> _MATERIAL PROVIDED_
>> START

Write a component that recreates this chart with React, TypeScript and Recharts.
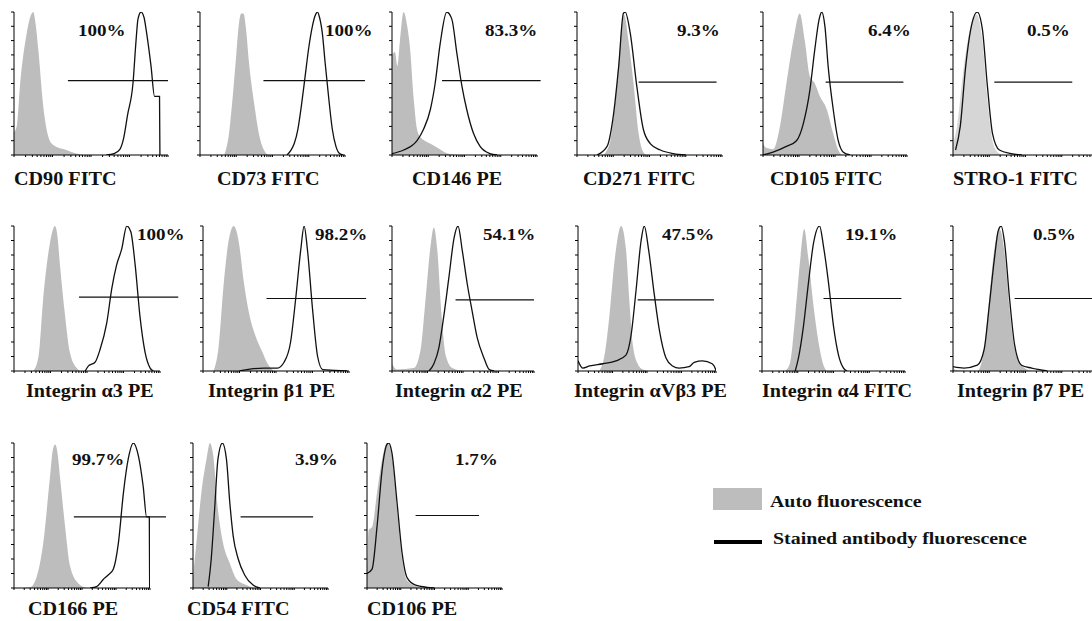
import React from 'react';
import { ComposedChart, Area, Line, XAxis, YAxis, ReferenceLine } from 'recharts';

type Pt = [number, number];

// x = log decades of fluorescence (0..4), y = % of the panel's highest peak
const cd90Auto: Pt[] = [[0, 16], [0.07, 20], [0.16, 50], [0.33, 85], [0.46, 99], [0.5, 100], [0.56, 92], [0.63, 74], [0.76, 34], [0.89, 13], [1.02, 7], [1.36, 3.5], [1.62, 1], [1.8, 0]];
const cd90Stained: Pt[] = [[2.4, 0], [2.6, 1], [2.75, 4], [2.85, 12], [2.95, 28], [3.09, 50], [3.17, 80], [3.22, 95], [3.3, 100], [3.38, 96], [3.43, 88], [3.56, 62], [3.65, 41], [3.78, 41], [3.79, 0]];

const cd73Auto: Pt[] = [[0.67, 0], [0.8, 15], [0.9, 40], [1.0, 70], [1.08, 93], [1.14, 99], [1.2, 99], [1.27, 88], [1.35, 65], [1.5, 35], [1.65, 12], [1.8, 2], [1.9, 0]];
const cd73Stained: Pt[] = [[2.4, 0], [2.5, 3], [2.6, 8], [2.7, 18], [2.8, 35], [2.9, 55], [3.0, 75], [3.1, 90], [3.17, 97], [3.24, 100], [3.3, 96], [3.38, 84], [3.45, 65], [3.55, 40], [3.65, 18], [3.75, 6], [3.85, 1], [3.95, 0]];

const cd146Auto: Pt[] = [[0, 70], [0.08, 72], [0.15, 62], [0.22, 80], [0.32, 100], [0.42, 90], [0.5, 74], [0.6, 39], [0.69, 18], [0.8, 12], [0.9, 10], [1.05, 8], [1.25, 5], [1.45, 2], [1.8, 0]];
const cd146Stained: Pt[] = [[0, 1], [0.32, 3.5], [0.69, 10], [0.87, 18], [1.06, 32], [1.19, 50], [1.33, 78], [1.51, 100], [1.65, 95], [1.79, 71], [1.93, 48], [2.06, 32], [2.25, 15], [2.43, 6], [2.7, 1], [2.9, 0]];

const cd271Auto: Pt[] = [[0.73, 0], [0.92, 10], [1.1, 50], [1.24, 90], [1.3, 98], [1.42, 80], [1.56, 50], [1.7, 15], [1.83, 2], [1.93, 0]];
const cd271Stained: Pt[] = [[0.55, 0], [0.83, 6], [1.0, 27], [1.15, 62], [1.28, 99], [1.33, 100], [1.47, 85], [1.65, 48], [1.83, 18], [2.02, 8], [2.3, 3.5], [2.66, 1], [3.0, 0]];

const cd105Auto: Pt[] = [[0, 8], [0.09, 5], [0.28, 4], [0.47, 20], [0.65, 50], [0.84, 80], [1.02, 99], [1.16, 80], [1.3, 55], [1.44, 50], [1.58, 41], [1.77, 32], [1.95, 15], [2.09, 3.5], [2.19, 0]];
const cd105Stained: Pt[] = [[0, 0], [0.28, 2], [0.65, 6], [0.93, 10], [1.12, 22], [1.3, 45], [1.44, 74], [1.56, 95], [1.63, 100], [1.72, 90], [1.81, 62], [1.95, 32], [2.09, 10], [2.23, 2], [2.42, 0]];

const stro1Auto: Pt[] = [[0, 8], [0.11, 20], [0.3, 62], [0.49, 90], [0.65, 98], [0.81, 80], [0.95, 39], [1.09, 10], [1.23, 2], [1.4, 0]];
const stro1Stained: Pt[] = [[0.07, 3.5], [0.2, 20], [0.35, 62], [0.49, 88], [0.67, 100], [0.81, 88], [0.95, 48], [1.09, 15], [1.28, 3.5], [1.6, 1], [1.9, 0]];

const a3Auto: Pt[] = [[0.53, 0], [0.67, 10], [0.8, 50], [0.99, 89], [1.06, 97], [1.12, 100], [1.18, 95], [1.26, 73], [1.4, 38], [1.53, 13], [1.72, 2], [1.81, 0]];
const a3Stained: Pt[] = [[1.95, 0], [2.04, 3.5], [2.22, 6], [2.36, 15], [2.54, 33], [2.68, 57], [2.81, 73], [2.95, 84], [3.09, 100], [3.2, 96], [3.32, 73], [3.45, 38], [3.59, 13], [3.73, 2], [3.82, 0]];

const b1Auto: Pt[] = [[0.29, 0], [0.43, 17], [0.57, 61], [0.71, 91], [0.78, 98], [0.84, 100], [0.91, 97], [0.98, 89], [1.12, 61], [1.26, 40], [1.44, 24], [1.63, 13], [1.77, 5], [1.95, 0]];
const b1Stained: Pt[] = [[1.0, 0], [1.2, 1], [1.67, 2], [2.04, 2], [2.22, 6], [2.4, 20], [2.54, 50], [2.68, 84], [2.77, 100], [2.86, 84], [3.0, 43], [3.14, 10], [3.28, 1], [3.6, 0.5], [3.95, 0]];

const a2Auto: Pt[] = [[0, 5], [0.14, 1], [0.61, 2], [0.8, 14], [0.94, 48], [1.08, 85], [1.18, 99], [1.27, 85], [1.4, 37], [1.51, 11], [1.7, 2], [2.0, 0]];
const a2Stained: Pt[] = [[1.04, 0], [1.18, 5], [1.32, 16], [1.46, 38], [1.6, 64], [1.75, 92], [1.86, 100], [1.98, 83], [2.12, 60], [2.26, 41], [2.4, 23], [2.59, 9], [2.74, 1], [2.88, 0]];

const avb3Auto: Pt[] = [[0.62, 0], [0.77, 11], [0.91, 38], [1.06, 76], [1.25, 100], [1.39, 84], [1.49, 48], [1.59, 18], [1.73, 5], [1.88, 1], [2.07, 0]];
const avb3Stained: Pt[] = [[0, 7], [0.14, 2], [0.34, 3.5], [0.72, 5], [1.1, 7], [1.39, 11], [1.54, 25], [1.68, 55], [1.83, 90], [1.92, 100], [2.05, 83], [2.21, 53], [2.36, 28], [2.55, 9], [2.74, 3.5], [2.93, 2], [3.22, 3], [3.37, 6], [3.61, 7], [3.89, 5], [3.99, 1], [4.0, 0]];

const a4Auto: Pt[] = [[0.65, 0], [0.79, 6], [0.93, 38], [1.07, 77], [1.18, 98], [1.3, 77], [1.44, 45], [1.58, 20], [1.72, 4], [1.81, 0]];
const a4Stained: Pt[] = [[0.93, 0], [1.02, 9], [1.16, 31], [1.3, 61], [1.44, 88], [1.61, 100], [1.72, 86], [1.86, 61], [2.0, 31], [2.14, 11], [2.28, 2], [2.38, 0]];

const b7Auto: Pt[] = [[0, 2], [0.1, 0.5], [0.67, 0], [0.86, 15], [1.0, 50], [1.14, 84], [1.28, 98], [1.42, 82], [1.56, 43], [1.7, 15], [1.89, 4], [2.17, 0]];
const b7Stained: Pt[] = [[0, 3], [0.3, 2], [0.67, 4], [0.86, 15], [1.0, 45], [1.14, 77], [1.25, 97], [1.33, 100], [1.42, 89], [1.56, 50], [1.7, 18], [1.89, 4], [2.17, 2], [2.6, 0]];

const cd166Auto: Pt[] = [[0.2, 0], [0.47, 0.5], [0.67, 8], [0.86, 31], [1.06, 77], [1.14, 95], [1.21, 99], [1.28, 93], [1.35, 77], [1.5, 43], [1.65, 15], [1.9, 3], [2.15, 0]];
const cd166Stained: Pt[] = [[2.24, 0], [2.43, 1], [2.63, 6], [2.77, 9], [2.92, 13], [3.07, 31], [3.22, 66], [3.36, 89], [3.51, 100], [3.66, 91], [3.8, 70], [3.9, 49], [3.98, 49], [3.99, 0]];

const cd54Auto: Pt[] = [[0, 8], [0.1, 31], [0.25, 66], [0.4, 89], [0.5, 100], [0.59, 93], [0.74, 54], [0.89, 31], [1.09, 17], [1.29, 6], [1.58, 2], [1.78, 0]];
const cd54Stained: Pt[] = [[0.45, 1], [0.54, 20], [0.64, 54], [0.74, 89], [0.87, 100], [0.99, 89], [1.09, 59], [1.19, 36], [1.34, 20], [1.53, 9], [1.78, 2], [1.98, 0]];

const cd106Auto: Pt[] = [[0, 10], [0.05, 40], [0.15, 42], [0.3, 66], [0.45, 89], [0.59, 100], [0.74, 91], [0.89, 54], [1.04, 20], [1.19, 5], [1.49, 1], [1.7, 0]];
const cd106Stained: Pt[] = [[0, 10], [0.15, 13], [0.3, 43], [0.45, 82], [0.59, 99], [0.64, 100], [0.74, 93], [0.89, 59], [1.04, 24], [1.19, 7], [1.44, 2], [1.78, 0.5], [2.0, 0]];

const markers = [
  'CD90 FITC', 'CD73 FITC', 'CD146 PE', 'CD271 FITC', 'CD105 FITC', 'STRO-1 FITC',
  'Integrin α3 PE', 'Integrin β1 PE', 'Integrin α2 PE', 'Integrin αVβ3 PE', 'Integrin α4 FITC', 'Integrin β7 PE',
  'CD166 PE', 'CD54 FITC', 'CD106 PE',
];
const percents = ['100%', '100%', '83.3%', '9.3%', '6.4%', '0.5%', '100%', '98.2%', '54.1%', '47.5%', '19.1%', '0.5%', '99.7%', '3.9%', '1.7%'];
// gate marker: [from, to, height]
const gates: [number, number, number][] = [
  [1.4, 4.0, 52], [1.75, 4.55, 52], [1.38, 4.1, 52], [1.7, 3.85, 51], [1.74, 3.9, 51], [1.14, 3.29, 51],
  [1.78, 4.5, 51], [1.74, 4.47, 50], [1.79, 4.0, 49], [1.73, 3.94, 49], [1.72, 3.9, 50], [1.7, 3.95, 50],
  [1.76, 4.47, 49], [1.41, 3.56, 49], [1.44, 3.32, 50],
];
const autoSeries = [cd90Auto, cd73Auto, cd146Auto, cd271Auto, cd105Auto, stro1Auto, a3Auto, b1Auto, a2Auto, avb3Auto, a4Auto, b7Auto, cd166Auto, cd54Auto, cd106Auto];
const stainedSeries = [cd90Stained, cd73Stained, cd146Stained, cd271Stained, cd105Stained, stro1Stained, a3Stained, b1Stained, a2Stained, avb3Stained, a4Stained, b7Stained, cd166Stained, cd54Stained, cd106Stained];
const legendItems = ['Auto fluorescence', 'Stained antibody fluorescence'];

// log-decade minor ticks on the x axis
const logTicks: number[] = [];
for (let d = 0; d < 4; d++) for (let k = 1; k < 10; k++) logTicks.push(d + Math.log10(k));
logTicks.push(4);
const yTicks = [0, 10, 20, 30, 40, 50, 60, 70, 80, 90, 100];

// panel placement: axis origin x, plot top, plot width, plot height, label and percent positions
const slots = [
  { x: 14, top: 12, w: 154, h: 143, lx: 14, ly: 180, px: 78, py: 31 },
  { x: 200, top: 12, w: 145, h: 143, lx: 217, ly: 180, px: 325, py: 31 },
  { x: 392, top: 12, w: 145, h: 143, lx: 412, ly: 180, px: 485, py: 31 },
  { x: 577, top: 12, w: 145, h: 143, lx: 583, ly: 180, px: 677, py: 31 },
  { x: 763, top: 12, w: 144, h: 143, lx: 770, ly: 180, px: 868, py: 31 },
  { x: 953, top: 12, w: 145, h: 143, lx: 953, ly: 180, px: 1027, py: 31 },
  { x: 14, top: 226, w: 146, h: 145, lx: 26, ly: 392, px: 137, py: 235 },
  { x: 203, top: 226, w: 146, h: 145, lx: 208, ly: 392, px: 315, py: 235 },
  { x: 392, top: 226, w: 142, h: 145, lx: 395, ly: 392, px: 483, py: 235 },
  { x: 578, top: 226, w: 138, h: 145, lx: 574, ly: 392, px: 662, py: 235 },
  { x: 762, top: 226, w: 143, h: 145, lx: 762, ly: 392, px: 845, py: 235 },
  { x: 953, top: 226, w: 145, h: 145, lx: 957, ly: 392, px: 1033, py: 235 },
  { x: 14, top: 443, w: 136, h: 145, lx: 28, ly: 610, px: 72, py: 460 },
  { x: 193, top: 443, w: 135, h: 145, lx: 187, ly: 610, px: 295, py: 460 },
  { x: 367, top: 443, w: 135, h: 145, lx: 367, ly: 610, px: 455, py: 460 },
];

const GRAY = '#bdbdbd';
const LIGHT_GRAY = '#d6d6d6';
const FONT = '"Liberation Serif", "Times New Roman", serif';

const textStyle = (x: number, y: number, size: number, stretch = 1.12): React.CSSProperties => ({
  position: 'absolute', left: x, top: y - size * 0.55, fontFamily: FONT, fontWeight: 700,
  fontSize: size, lineHeight: 1, whiteSpace: 'nowrap', color: '#111',
  transform: `scaleX(${stretch})`, transformOrigin: 'left center',
});

const Histogram = ({ i }: { i: number }) => {
  const s = slots[i];
  const ML = 5, MT = 4, MR = 60, MB = 5, AX = 1;
  const auto = autoSeries[i].map(([x, y]) => ({ x, y }));
  const stained = stainedSeries[i].map(([x, y]) => ({ x, y }));
  const [g0, g1, gy] = gates[i];
  return (
    <div style={{ position: 'absolute', left: s.x - ML - AX, top: s.top - MT }}>
      <ComposedChart width={s.w + ML + AX + MR} height={s.h + MT + MB + AX} margin={{ top: MT, right: MR, bottom: MB, left: ML }}>
        <XAxis type="number" dataKey="x" domain={[0, 4]} ticks={logTicks} interval={0} tickFormatter={() => ''}
          tickSize={2} height={AX} stroke="#000" tick={{ fontSize: 1 }} allowDataOverflow />
        <YAxis type="number" domain={[0, 100]} ticks={yTicks} interval={0} tickFormatter={() => ''}
          tickSize={3} width={AX} stroke="#000" tick={{ fontSize: 1 }} allowDataOverflow />
        <Area data={auto} dataKey="y" type="monotoneX" fill={i === 5 ? LIGHT_GRAY : GRAY} fillOpacity={1}
          stroke="none" isAnimationActive={false} />
        <Line data={stained} dataKey="y" type="monotoneX" stroke="#111" strokeWidth={1.3} dot={false}
          isAnimationActive={false} />
        <ReferenceLine segment={[{ x: g0, y: gy }, { x: g1, y: gy }]} stroke="#111" strokeWidth={1.2} ifOverflow="visible" />
      </ComposedChart>
    </div>
  );
};

export default function App() {
  return (
    <div style={{ position: 'absolute', left: 0, top: 0, width: 1092, height: 621, background: '#fff', overflow: 'hidden' }}>
      {markers.map((m, i) => (
        <React.Fragment key={m}>
          <Histogram i={i} />
          <div style={textStyle(slots[i].lx, slots[i].ly, 18)}>{m}</div>
          <div style={textStyle(slots[i].px, slots[i].py, 17)}>{percents[i]}</div>
        </React.Fragment>
      ))}
      <div style={{ position: 'absolute', left: 713, top: 488, width: 49, height: 22, background: GRAY }} />
      <div style={textStyle(770, 502, 17, 1.17)}>{legendItems[0]}</div>
      <div style={{ position: 'absolute', left: 714, top: 540, width: 48, height: 4, background: '#000' }} />
      <div style={textStyle(773, 539, 17, 1.17)}>{legendItems[1]}</div>
    </div>
  );
}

>> END

> _STATED PROBLEM_
Copy every line in the listing above where the string "React" turns up.

> _EXPECTED ANSWER_
Write a component that recreates this chart with React, TypeScript and Recharts.
import React from 'react';
const textStyle = (x: number, y: number, size: number, stretch = 1.12): React.CSSProperties => ({
        <React.Fragment key={m}>
        </React.Fragment>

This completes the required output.